Still, that buy-time strategy could help the administration later this year. That’s when the purchase commitments Beijing made in the Phase One trade deal expire. Since China didn’t fulfill the commitments then, the administration would be expected to take some action. But it’s not clear there is anything effective the administration could do if China refuses to engage in new negotiations.
Some tariffs could be removed but business community still in dark as to which
The administration’s China trade policy review is likely to lead to the removal of some but not all the earlier Trump tariffs, with experts currently engaged in determining which might be lifted to help the economy. The review and the new Section 301 probe could be linked. The administration might avoid charges of being soft on China if it removes some of the tariffs but does so while investigating whether to impose other sanctions on Beijing.

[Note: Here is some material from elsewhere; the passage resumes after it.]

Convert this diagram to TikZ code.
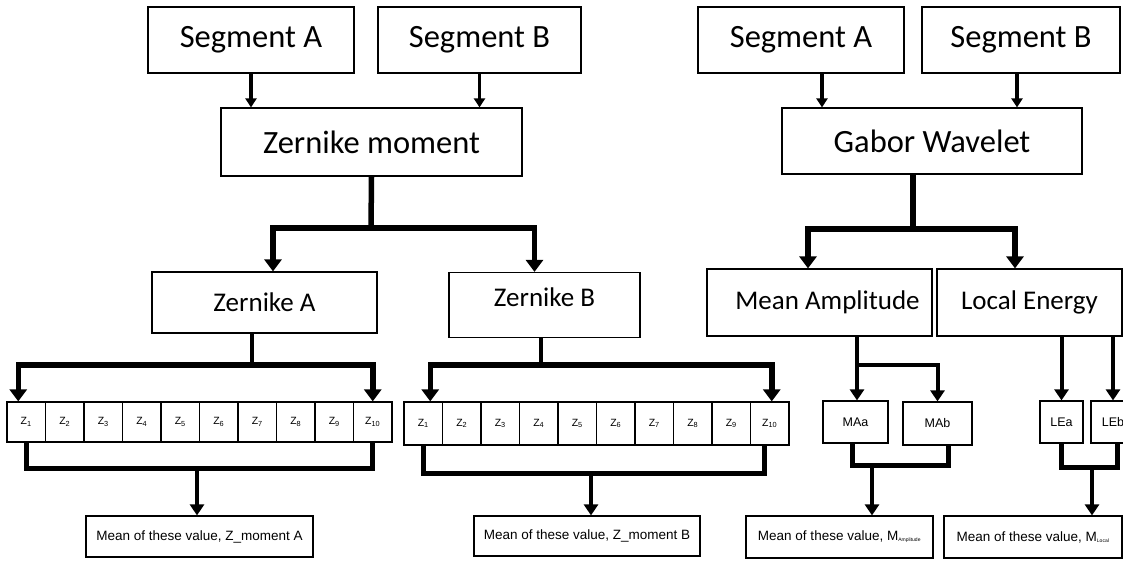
\documentclass[tikz,border=0pt]{standalone}
\usepackage{fontspec}
\setmainfont{Carlito}
\newfontfamily\arialfont{Liberation Sans}
\usetikzlibrary{arrows.meta}
\newcommand{\zlab}[1]{Z\textsubscript{#1}}

\begin{document}
\begin{tikzpicture}[x=1pt,y=-1pt,
    box/.style={draw,line width=1.2pt,inner sep=0pt,align=center},
    levelone/.style={box,font=\fontsize{32.5}{38}\selectfont},
    leveltwo/.style={box,font=\fontsize{27}{32}\selectfont},
    cell/.style={box,minimum width=38.5pt,font=\arialfont\fontsize{10.5}{12}\selectfont},
    part/.style={box,font=\arialfont\fontsize{12.5}{14}\selectfont},
    meanbox/.style={box,font=\arialfont\fontsize{13.5}{15}\selectfont},
    feedarrow/.style={line width=3.5pt,-{Triangle[width=11pt,length=9pt]}},
    splitarrow/.style={line width=5.5pt,-{Triangle[width=17pt,length=12pt]}},
    meanarrow/.style={line width=4pt,-{Triangle[width=14pt,length=11pt]}},
    bracketline/.style={line width=5pt}]
  \useasboundingbox (0,0) rectangle (1123,560);

  % top level
  \node[levelone,minimum width=206pt,minimum height=66pt] (segal) at (251,40) {Segment A};
  \node[levelone,minimum width=203pt,minimum height=66pt] (segbl) at (479.5,40) {Segment B};
  \node[levelone,minimum width=301pt,minimum height=68pt] (zern) at (371.5,142) {Zernike moment};
  \node[levelone,minimum width=206pt,minimum height=66pt] (segar) at (801,40) {Segment A};
  \node[levelone,minimum width=198pt,minimum height=66pt] (segbr) at (1021,40) {Segment B};
  \node[levelone,minimum width=300pt,minimum height=66pt] (gabor) at (932,141) {Gabor Wavelet};

  % second level
  \node[leveltwo,minimum width=225pt,minimum height=61pt] (zerna) at (264.5,302.5) {Zernike A};
  \node[leveltwo,minimum width=191pt,minimum height=65pt,text depth=16pt] (zernb) at (544.5,305) {Zernike B};
  \node[leveltwo,minimum width=225pt,minimum height=67pt] (meanamp) at (819.5,302.5) {\hspace*{16pt}Mean Amplitude};
  \node[leveltwo,minimum width=185pt,minimum height=67pt] (locale) at (1029.5,302.5) {Local Energy};

  % moment cells
  \foreach \i in {1,...,10} {
    \node[cell,minimum height=40pt] (za\i) at ({7+38.5*(\i-0.5)},422) {\zlab{\i}};
    \node[cell,minimum height=43pt] (zb\i) at ({404+38.5*(\i-0.5)},423.5) {\zlab{\i}};
  }
  \node[part,minimum width=65pt,minimum height=42pt] (maa) at (855.5,422) {MAa};
  \node[part,minimum width=69pt,minimum height=43pt] (mab) at (937.5,423.5) {MAb};
  \node[part,minimum width=43pt,minimum height=42pt] (lea) at (1061.5,422) {LEa};
  \node[part,minimum width=44pt,minimum height=42pt] (leb) at (1113,422) {LEb};

  % means
  \node[meanbox,minimum width=227pt,minimum height=41pt] (meana) at (199.5,536.5) {Mean of these value, Z\_moment A};
  \node[meanbox,minimum width=226pt,minimum height=40pt] (meanb) at (587,536) {Mean of these value, Z\_moment B};
  \node[meanbox,minimum width=187pt,minimum height=42pt] (meanampv) at (839.5,537)
    {Mean of these value, M{\fontsize{7}{8}\selectfont\textsubscript{Amplitude}}};
  \node[meanbox,minimum width=178pt,minimum height=42pt] (meanloc) at (1033,537)
    {Mean of these value, M{\fontsize{7}{8}\selectfont\textsubscript{Local}}};

  % segments into transforms
  \draw[feedarrow] (segal.south) -- (segal.south |- zern.north);
  \draw[feedarrow] (segbl.south) -- (segbl.south |- zern.north);
  \draw[feedarrow] ([xshift=21pt]segar.south) -- ([xshift=21pt]segar.south |- gabor.north);
  \draw[feedarrow] ([xshift=-4pt]segbr.south) -- ([xshift=-4pt]segbr.south |- gabor.north);

  % splits
  \coordinate (zsplit) at (371,228);
  \draw[line width=5.5pt] (zern.south) -- (zsplit);
  \draw[splitarrow] (zsplit) -| ([xshift=8.5pt]zerna.north);
  \draw[splitarrow] (zsplit) -| ([xshift=-10pt]zernb.north);
  \coordinate (gsplit) at (913,229);
  \draw[line width=5.5pt] ([xshift=-19pt]gabor.south) -- (gsplit);
  \draw[splitarrow] (gsplit) -| ([xshift=-11.5pt]meanamp.north);
  \draw[splitarrow] (gsplit) -| ([xshift=-14.5pt]locale.north);

  \coordinate (asplit) at (252,365);
  \draw[line width=4.5pt] ([xshift=-12.5pt]zerna.south) -- (asplit);
  \draw[splitarrow] (asplit) -| ([xshift=-8pt]za1.north);
  \draw[splitarrow] (asplit) -| (za10.north);
  \coordinate (bsplit) at (541,365);
  \draw[line width=4.5pt] ([xshift=-3.5pt]zernb.south) -- (bsplit);
  \draw[splitarrow] (bsplit) -| ([xshift=7pt]zb1.north);
  \draw[splitarrow] (bsplit) -| ([xshift=2pt]zb10.north);

  \coordinate (masplit) at (857,365);
  \draw[meanarrow] ([xshift=37.5pt]meanamp.south) -- (masplit |- maa.north);
  \draw[meanarrow] (masplit) -| (mab.north);
  \draw[meanarrow] (lea.north |- locale.south) -- (lea.north);
  \draw[meanarrow] (leb.north |- locale.south) -- (leb.north);

  % brackets into means
  \coordinate (abr) at (197,468);
  \draw[bracketline] (za1.south) |- (abr) -| (za10.south);
  \draw[meanarrow] (abr) -- (abr |- meana.north);
  \coordinate (bbr) at (591,473);
  \draw[bracketline] (zb1.south) |- (bbr) -| ([xshift=-5pt]zb10.south);
  \draw[meanarrow] (bbr) -- (bbr |- meanb.north);
  \coordinate (mabr) at (872,465);
  \draw[bracketline] ([xshift=-3pt]maa.south) |- (mabr) -| ([xshift=11pt]mab.south);
  \draw[meanarrow] (mabr) -- (mabr |- meanampv.north);
  \coordinate (lebr) at (1092,467);
  \draw[bracketline] (lea.south) |- (lebr) -| ([xshift=4pt]leb.south);
  \draw[meanarrow] (lebr) -- (lebr |- meanloc.north);
\end{tikzpicture}
\end{document}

Press accounts say that administration officials would like to work together with Japan and the EU and others on the problem of China’s industrial subsidies, perhaps using the Section 301 action to “rally support within the WTO to take on Chinese subsidies,” as an administration source told the Wall Street Journal. If that’s the goal, it isn’t clear why the administration doesn’t just file a WTO case and seek participation from allies. The US could also do both – impose unilateral measures and also file a WTO case. That’s part of what the Trump administration did regarding the tech transfer issue, and that WTO case did indeed rally support from other countries.
Prospects for rallying allied support for tough measures on China might improve after the September 26th German elections. Outgoing Chancellor Angela Merkel was averse to angering China, German industries’ most important business partner.
Embarrassment looms for administration’s planned approach
It is not clear that putting pressure on Beijing to change its subsidies regime could be effective. Industrial subsidies were important for the rise of Chinese competitive industries and are seen by Beijing as necessary for cultivating the new industries it now wishes to emphasize.
For the US, going after Beijing’s industrial subsidies could prove embarrassing. The Biden administration is promoting its own regime of industrial subsidies that might not pass muster with the WTO, let alone afford it credibility in criticizing China for the very same practices.
There are two ways the Biden administration could pursue a smart Section 301 policy against Chinese subsidies: file suit at the WTO in coordination with the EU, Japan, and other allies and meanwhile drop plans to subsidize sectors of the economy for which there is not a credible national security rationale.